### Goal
Locate the word "matplotlib" in the material, then show every line that holds it.

### Data shown
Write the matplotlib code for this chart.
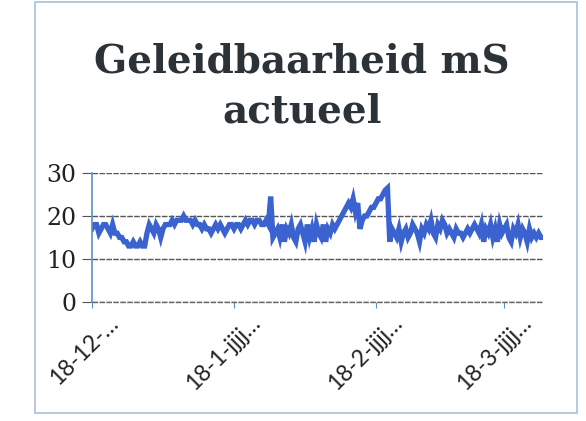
import datetime as dt
import matplotlib
matplotlib.use("Agg")
import matplotlib.pyplot as plt
import matplotlib.transforms as mtransforms
from matplotlib.patches import Rectangle

# readings every half day, starting 18 December
start = dt.datetime(2017, 12, 18)
values = [
    17, 18, 18, 16, 17, 18, 18, 17, 16, 18,
    16, 16, 15, 15, 14, 14,
    13, 13, 14, 13, 13, 14, 13, 13,
    16, 18,
    17, 16, 18, 17, 15, 17, 18, 18,
    18, 19, 18, 19, 19, 19, 20, 19, 19, 19, 18, 19,
    18, 18, 17, 18, 17, 17, 16, 17, 18, 17, 18, 17, 16, 17, 18, 18, 17, 18, 18, 17,
    18, 19, 18, 19, 19, 18, 19, 19, 18, 18, 19, 18,
    24.5, 15,
    16, 17, 15, 18, 14, 17, 16, 18, 15, 14, 17, 18, 16, 14, 18, 15, 17, 14, 18, 16,
    15, 18, 14, 17, 16, 18,
    17, 18, 19, 20, 21, 22,
    23, 22, 24, 21, 23, 17,
    19, 20, 20, 21, 22, 22, 23, 24, 24, 25, 26, 26.5,
    14, 17,
    16, 15, 17, 14, 16, 17, 15, 16, 18, 17, 16, 14, 17, 16, 18, 17, 19, 16, 15, 18,
    17, 19, 18, 16, 17, 16, 15, 17, 16, 16, 15, 16, 17, 16, 17, 18, 17, 16, 18, 14,
    17, 16, 18, 15, 17, 14, 18, 16, 17, 18, 15, 14, 17, 16, 18, 15, 17, 16, 14, 17,
    15, 16, 15, 16, 15, 15,
]
times = [start + dt.timedelta(hours=12 * i) for i in range(len(values))]

tick_dates = [dt.datetime(2017, 12, 18), dt.datetime(2018, 1, 18),
              dt.datetime(2018, 2, 18), dt.datetime(2018, 3, 18)]
tick_labels = ["18-12-\u2026", "18-1-jjjj\u2026", "18-2-jjjj\u2026", "18-3-jjjj\u2026"]
y_ticks = [0, 10, 20, 30]

fig = plt.figure(figsize=(5.86, 4.21), dpi=100)
fig.patch.set_facecolor("white")

# outer chart frame
fig.patches.append(Rectangle((0.06, 0.02), 0.925, 0.975, transform=fig.transFigure,
                             fill=False, edgecolor="#a9bfd6", linewidth=1.2))

ax = fig.add_axes([0.157, 0.283, 0.77, 0.306])
ax.plot(times, values, color="#3a63cf", linewidth=3.8, solid_joinstyle="miter")

ax.set_ylim(0, 30)
ax.set_xlim(start, start + dt.timedelta(days=98.5))
ax.set_yticks(y_ticks)
ax.set_xticks(tick_dates)
ax.set_xticklabels(tick_labels)

ax.grid(axis="y", color="#555555", linewidth=1.0, linestyle=(0, (4, 1)))
ax.axhline(0, color="#666666", linewidth=1.0, linestyle=(0, (4, 1)), clip_on=False, zorder=1)
ax.set_axisbelow(True)
for side in ["top", "right", "bottom"]:
    ax.spines[side].set_visible(False)
ax.spines["left"].set_color("#5b8fd0")
ax.spines["left"].set_linewidth(1.2)

ax.tick_params(axis="y", length=7, color="#555555", pad=4, labelsize=17)
ax.tick_params(axis="x", length=4, color="#5b8fd0", direction="out", labelsize=16.5)
for lab in ax.get_yticklabels():
    lab.set_fontfamily("DejaVu Serif")
    lab.set_color("#222222")

offset = mtransforms.ScaledTranslation(16 / 100, 0, fig.dpi_scale_trans)
for lab in ax.get_xticklabels():
    lab.set_fontfamily("Lato")
    lab.set_rotation(45)
    lab.set_ha("right")
    lab.set_rotation_mode("anchor")
    lab.set_color("#222222")
    lab.set_transform(lab.get_transform() + offset)

fig.text(0.515, 0.795, "Geleidbaarheid mS\nactueel", ha="center", va="center",
         fontsize=28, fontweight="bold", family="DejaVu Serif", color="#2b3238",
         linespacing=1.38)

fig.savefig("out.png", dpi=100, facecolor="white")
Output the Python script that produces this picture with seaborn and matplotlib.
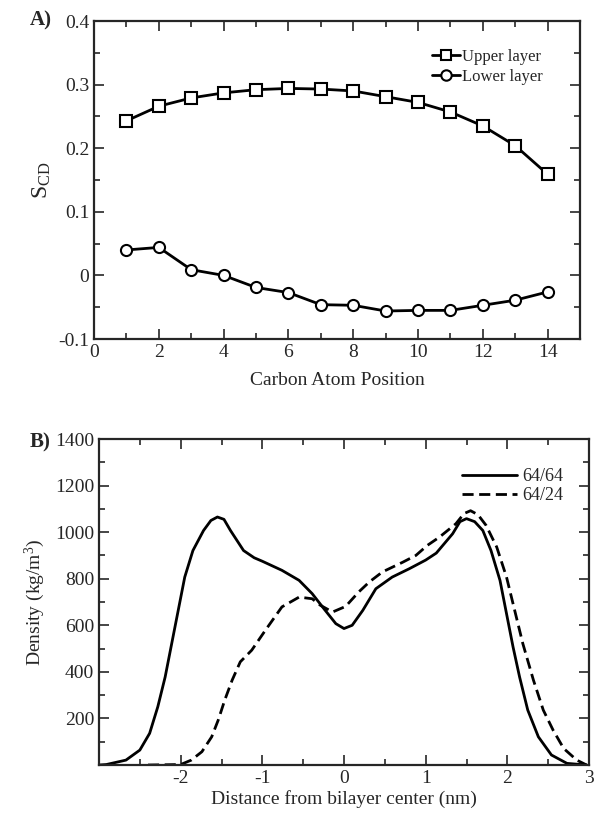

### Answer for this exercise
Write the matplotlib code for this chart.
import matplotlib
matplotlib.use("Agg")
import matplotlib.pyplot as plt
import matplotlib.transforms as mtransforms
from matplotlib.patches import Rectangle
Output the Python script that produces this picture with seaborn and matplotlib.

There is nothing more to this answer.